» **What is required**: Retype the entries, please, from their first line to the line containing "0.59, 1.03, 0.65, 0.97, 0.50, 0.17]", exactly and only those lines, minus the pictures.

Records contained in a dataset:
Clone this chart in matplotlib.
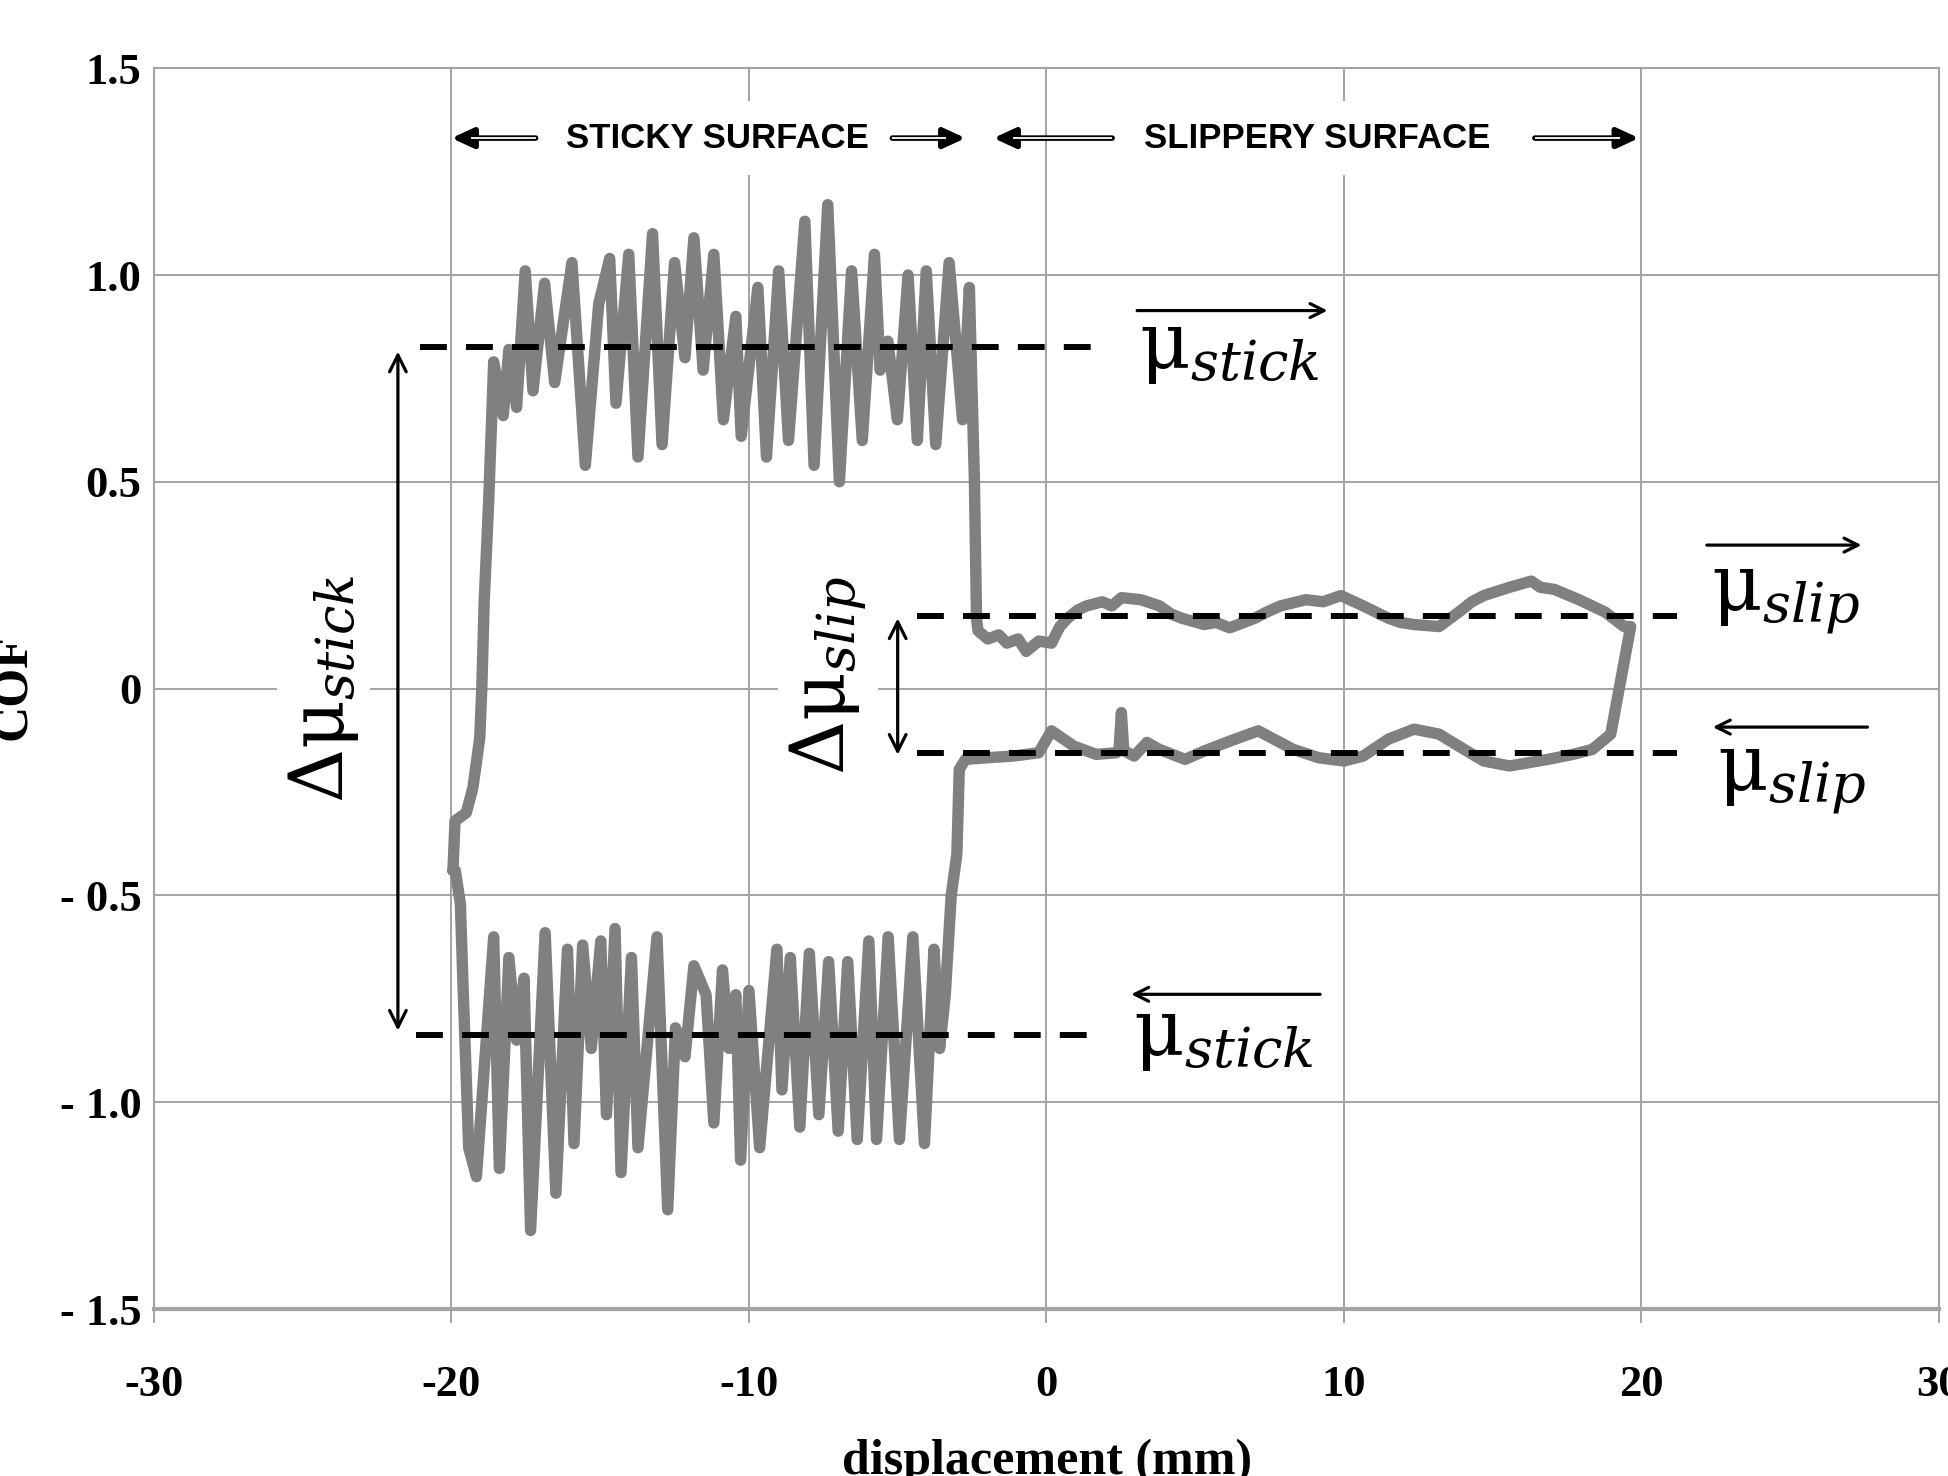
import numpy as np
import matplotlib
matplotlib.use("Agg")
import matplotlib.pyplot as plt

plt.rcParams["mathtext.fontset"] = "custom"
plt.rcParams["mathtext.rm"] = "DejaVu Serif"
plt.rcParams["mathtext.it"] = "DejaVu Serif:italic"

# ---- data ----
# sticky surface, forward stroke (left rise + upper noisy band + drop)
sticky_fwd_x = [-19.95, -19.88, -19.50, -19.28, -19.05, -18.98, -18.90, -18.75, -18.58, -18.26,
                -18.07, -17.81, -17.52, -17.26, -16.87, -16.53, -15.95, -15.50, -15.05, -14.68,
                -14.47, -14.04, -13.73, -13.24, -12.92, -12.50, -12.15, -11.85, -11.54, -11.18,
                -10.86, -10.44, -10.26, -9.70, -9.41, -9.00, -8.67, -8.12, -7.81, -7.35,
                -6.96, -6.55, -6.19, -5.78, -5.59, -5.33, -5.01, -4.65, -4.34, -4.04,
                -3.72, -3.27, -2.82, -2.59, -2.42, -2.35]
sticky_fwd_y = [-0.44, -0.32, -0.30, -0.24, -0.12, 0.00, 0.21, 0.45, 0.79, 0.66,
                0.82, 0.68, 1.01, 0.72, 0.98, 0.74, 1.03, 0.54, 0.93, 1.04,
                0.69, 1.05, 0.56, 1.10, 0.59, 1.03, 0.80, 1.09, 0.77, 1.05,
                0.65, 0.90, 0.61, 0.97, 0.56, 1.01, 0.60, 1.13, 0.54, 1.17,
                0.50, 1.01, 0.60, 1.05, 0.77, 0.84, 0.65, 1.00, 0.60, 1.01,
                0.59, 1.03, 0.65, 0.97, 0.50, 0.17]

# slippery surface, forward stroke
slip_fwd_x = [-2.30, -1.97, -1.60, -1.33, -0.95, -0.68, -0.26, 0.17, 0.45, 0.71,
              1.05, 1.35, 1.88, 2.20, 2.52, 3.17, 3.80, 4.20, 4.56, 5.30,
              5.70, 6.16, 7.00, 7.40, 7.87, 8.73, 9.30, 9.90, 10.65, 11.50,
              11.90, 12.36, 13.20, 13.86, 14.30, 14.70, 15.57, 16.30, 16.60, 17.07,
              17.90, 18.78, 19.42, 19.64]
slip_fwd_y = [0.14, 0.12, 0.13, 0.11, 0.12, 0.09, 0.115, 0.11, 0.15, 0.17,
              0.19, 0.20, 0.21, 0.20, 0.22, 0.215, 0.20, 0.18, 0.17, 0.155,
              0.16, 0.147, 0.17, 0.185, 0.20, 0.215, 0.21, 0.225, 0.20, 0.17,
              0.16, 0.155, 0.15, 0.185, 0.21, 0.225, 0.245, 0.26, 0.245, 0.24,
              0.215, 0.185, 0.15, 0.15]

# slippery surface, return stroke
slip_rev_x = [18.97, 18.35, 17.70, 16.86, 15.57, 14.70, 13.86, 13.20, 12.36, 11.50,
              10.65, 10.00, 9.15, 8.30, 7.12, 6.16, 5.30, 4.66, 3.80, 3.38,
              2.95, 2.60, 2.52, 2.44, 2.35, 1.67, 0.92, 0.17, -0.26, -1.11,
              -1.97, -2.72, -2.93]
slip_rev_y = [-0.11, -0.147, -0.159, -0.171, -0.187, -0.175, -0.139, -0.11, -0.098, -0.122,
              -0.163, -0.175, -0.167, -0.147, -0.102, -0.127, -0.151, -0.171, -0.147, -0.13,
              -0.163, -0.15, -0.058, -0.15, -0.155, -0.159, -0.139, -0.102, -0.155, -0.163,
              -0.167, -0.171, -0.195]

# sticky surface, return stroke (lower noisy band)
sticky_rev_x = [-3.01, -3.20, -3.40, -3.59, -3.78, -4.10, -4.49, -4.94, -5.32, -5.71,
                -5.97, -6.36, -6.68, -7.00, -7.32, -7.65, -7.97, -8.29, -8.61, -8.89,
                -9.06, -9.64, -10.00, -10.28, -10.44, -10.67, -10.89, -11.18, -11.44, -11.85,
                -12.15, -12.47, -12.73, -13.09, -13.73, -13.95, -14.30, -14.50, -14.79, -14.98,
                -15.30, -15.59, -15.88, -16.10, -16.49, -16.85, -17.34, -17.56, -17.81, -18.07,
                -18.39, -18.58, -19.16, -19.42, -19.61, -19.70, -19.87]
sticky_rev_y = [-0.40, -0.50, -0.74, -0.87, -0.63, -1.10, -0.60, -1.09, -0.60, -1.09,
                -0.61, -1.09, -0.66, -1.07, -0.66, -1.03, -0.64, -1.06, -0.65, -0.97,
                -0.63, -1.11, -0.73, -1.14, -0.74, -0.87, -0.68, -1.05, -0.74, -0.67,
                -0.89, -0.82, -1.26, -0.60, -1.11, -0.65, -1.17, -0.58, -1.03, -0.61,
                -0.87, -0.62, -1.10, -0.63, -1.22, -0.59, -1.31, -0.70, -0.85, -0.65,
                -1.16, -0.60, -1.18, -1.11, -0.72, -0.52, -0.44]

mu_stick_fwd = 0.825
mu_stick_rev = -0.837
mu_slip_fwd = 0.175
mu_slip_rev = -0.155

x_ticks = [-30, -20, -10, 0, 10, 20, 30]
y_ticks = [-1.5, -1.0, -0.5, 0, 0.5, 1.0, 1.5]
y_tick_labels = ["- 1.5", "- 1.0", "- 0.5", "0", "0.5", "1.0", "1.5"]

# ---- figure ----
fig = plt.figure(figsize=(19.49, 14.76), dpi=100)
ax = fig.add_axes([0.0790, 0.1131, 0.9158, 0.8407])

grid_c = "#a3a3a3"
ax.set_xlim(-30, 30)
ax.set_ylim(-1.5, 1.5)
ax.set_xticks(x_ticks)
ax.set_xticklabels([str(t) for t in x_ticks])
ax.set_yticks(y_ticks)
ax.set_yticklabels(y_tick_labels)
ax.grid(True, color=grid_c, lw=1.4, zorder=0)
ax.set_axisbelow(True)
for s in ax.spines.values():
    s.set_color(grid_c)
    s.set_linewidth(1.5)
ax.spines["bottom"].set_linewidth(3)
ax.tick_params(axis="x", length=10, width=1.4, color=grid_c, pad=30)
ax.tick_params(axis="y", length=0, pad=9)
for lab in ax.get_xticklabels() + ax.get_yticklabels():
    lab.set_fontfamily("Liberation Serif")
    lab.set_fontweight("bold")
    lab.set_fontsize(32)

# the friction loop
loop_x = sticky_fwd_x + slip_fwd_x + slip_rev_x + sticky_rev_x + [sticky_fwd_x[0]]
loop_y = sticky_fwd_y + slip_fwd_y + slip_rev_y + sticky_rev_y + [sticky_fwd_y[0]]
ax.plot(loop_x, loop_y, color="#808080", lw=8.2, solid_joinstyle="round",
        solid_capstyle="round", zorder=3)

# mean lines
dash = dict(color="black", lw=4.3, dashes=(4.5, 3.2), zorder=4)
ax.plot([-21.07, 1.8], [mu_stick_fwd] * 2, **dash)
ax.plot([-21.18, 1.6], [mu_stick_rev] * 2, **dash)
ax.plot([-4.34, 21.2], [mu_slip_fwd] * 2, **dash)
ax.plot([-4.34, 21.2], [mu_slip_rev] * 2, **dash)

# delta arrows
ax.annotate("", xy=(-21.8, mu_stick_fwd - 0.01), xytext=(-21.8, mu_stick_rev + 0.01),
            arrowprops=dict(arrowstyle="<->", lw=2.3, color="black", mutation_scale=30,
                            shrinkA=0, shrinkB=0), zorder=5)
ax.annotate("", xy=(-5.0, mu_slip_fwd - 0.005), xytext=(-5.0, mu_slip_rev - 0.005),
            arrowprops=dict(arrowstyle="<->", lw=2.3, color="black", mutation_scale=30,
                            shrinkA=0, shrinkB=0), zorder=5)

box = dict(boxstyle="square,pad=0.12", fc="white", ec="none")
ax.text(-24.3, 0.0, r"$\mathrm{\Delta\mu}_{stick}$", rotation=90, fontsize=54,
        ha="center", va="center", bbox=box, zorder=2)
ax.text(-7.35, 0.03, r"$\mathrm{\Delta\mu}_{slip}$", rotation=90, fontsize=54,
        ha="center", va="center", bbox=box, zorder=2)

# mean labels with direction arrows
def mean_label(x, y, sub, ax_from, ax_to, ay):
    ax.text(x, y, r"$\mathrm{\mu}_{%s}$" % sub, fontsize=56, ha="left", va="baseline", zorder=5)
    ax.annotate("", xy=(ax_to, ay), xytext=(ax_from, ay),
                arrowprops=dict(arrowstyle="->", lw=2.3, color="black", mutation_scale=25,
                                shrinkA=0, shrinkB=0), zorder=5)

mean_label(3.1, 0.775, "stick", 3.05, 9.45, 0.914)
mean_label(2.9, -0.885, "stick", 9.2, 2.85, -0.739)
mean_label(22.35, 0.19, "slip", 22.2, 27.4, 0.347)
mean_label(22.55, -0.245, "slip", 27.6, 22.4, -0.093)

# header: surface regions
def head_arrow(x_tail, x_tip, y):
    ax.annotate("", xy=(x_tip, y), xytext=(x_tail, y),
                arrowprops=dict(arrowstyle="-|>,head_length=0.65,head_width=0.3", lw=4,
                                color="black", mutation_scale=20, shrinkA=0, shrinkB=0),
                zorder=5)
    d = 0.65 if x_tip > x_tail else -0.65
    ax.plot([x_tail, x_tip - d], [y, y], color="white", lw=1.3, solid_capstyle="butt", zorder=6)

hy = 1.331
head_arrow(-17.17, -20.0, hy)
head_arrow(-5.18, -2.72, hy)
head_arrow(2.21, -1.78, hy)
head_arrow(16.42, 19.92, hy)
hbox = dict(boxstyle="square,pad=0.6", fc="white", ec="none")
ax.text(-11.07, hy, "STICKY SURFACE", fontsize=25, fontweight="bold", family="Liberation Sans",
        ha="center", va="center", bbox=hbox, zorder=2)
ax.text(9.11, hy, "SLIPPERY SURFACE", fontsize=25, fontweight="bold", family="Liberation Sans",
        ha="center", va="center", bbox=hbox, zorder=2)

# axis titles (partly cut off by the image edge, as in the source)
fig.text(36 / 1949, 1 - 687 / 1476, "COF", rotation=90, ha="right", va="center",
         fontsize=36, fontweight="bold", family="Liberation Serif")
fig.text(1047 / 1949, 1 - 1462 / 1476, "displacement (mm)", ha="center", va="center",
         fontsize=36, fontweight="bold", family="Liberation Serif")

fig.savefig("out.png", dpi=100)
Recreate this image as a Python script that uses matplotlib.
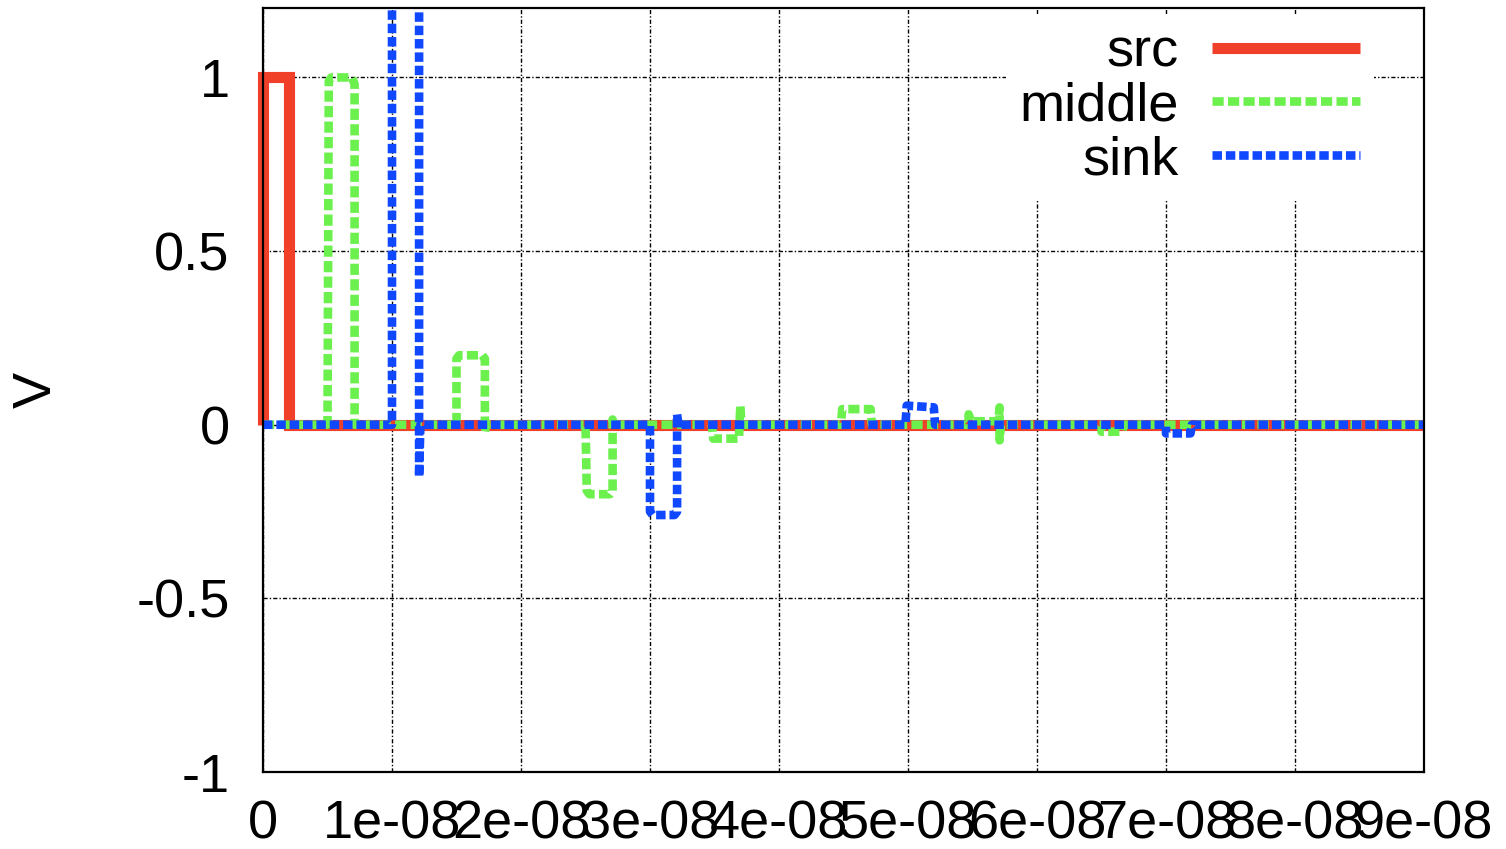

» **Result**:
Clone this chart in matplotlib.
import numpy as np
import matplotlib
matplotlib.use("Agg")
import matplotlib.pyplot as plt

plt.rcParams["mathtext.fontset"] = "custom"
plt.rcParams["mathtext.rm"] = "DejaVu Serif"
plt.rcParams["mathtext.it"] = "DejaVu Serif:italic"

# ---- data ----
# sticky surface, forward stroke (left rise + upper noisy band + drop)
sticky_fwd_x = [-19.95, -19.88, -19.50, -19.28, -19.05, -18.98, -18.90, -18.75, -18.58, -18.26,
                -18.07, -17.81, -17.52, -17.26, -16.87, -16.53, -15.95, -15.50, -15.05, -14.68,
                -14.47, -14.04, -13.73, -13.24, -12.92, -12.50, -12.15, -11.85, -11.54, -11.18,
                -10.86, -10.44, -10.26, -9.70, -9.41, -9.00, -8.67, -8.12, -7.81, -7.35,
                -6.96, -6.55, -6.19, -5.78, -5.59, -5.33, -5.01, -4.65, -4.34, -4.04,
                -3.72, -3.27, -2.82, -2.59, -2.42, -2.35]
sticky_fwd_y = [-0.44, -0.32, -0.30, -0.24, -0.12, 0.00, 0.21, 0.45, 0.79, 0.66,
                0.82, 0.68, 1.01, 0.72, 0.98, 0.74, 1.03, 0.54, 0.93, 1.04,
                0.69, 1.05, 0.56, 1.10, 0.59, 1.03, 0.80, 1.09, 0.77, 1.05,
                0.65, 0.90, 0.61, 0.97, 0.56, 1.01, 0.60, 1.13, 0.54, 1.17,
                0.50, 1.01, 0.60, 1.05, 0.77, 0.84, 0.65, 1.00, 0.60, 1.01,
                0.59, 1.03, 0.65, 0.97, 0.50, 0.17]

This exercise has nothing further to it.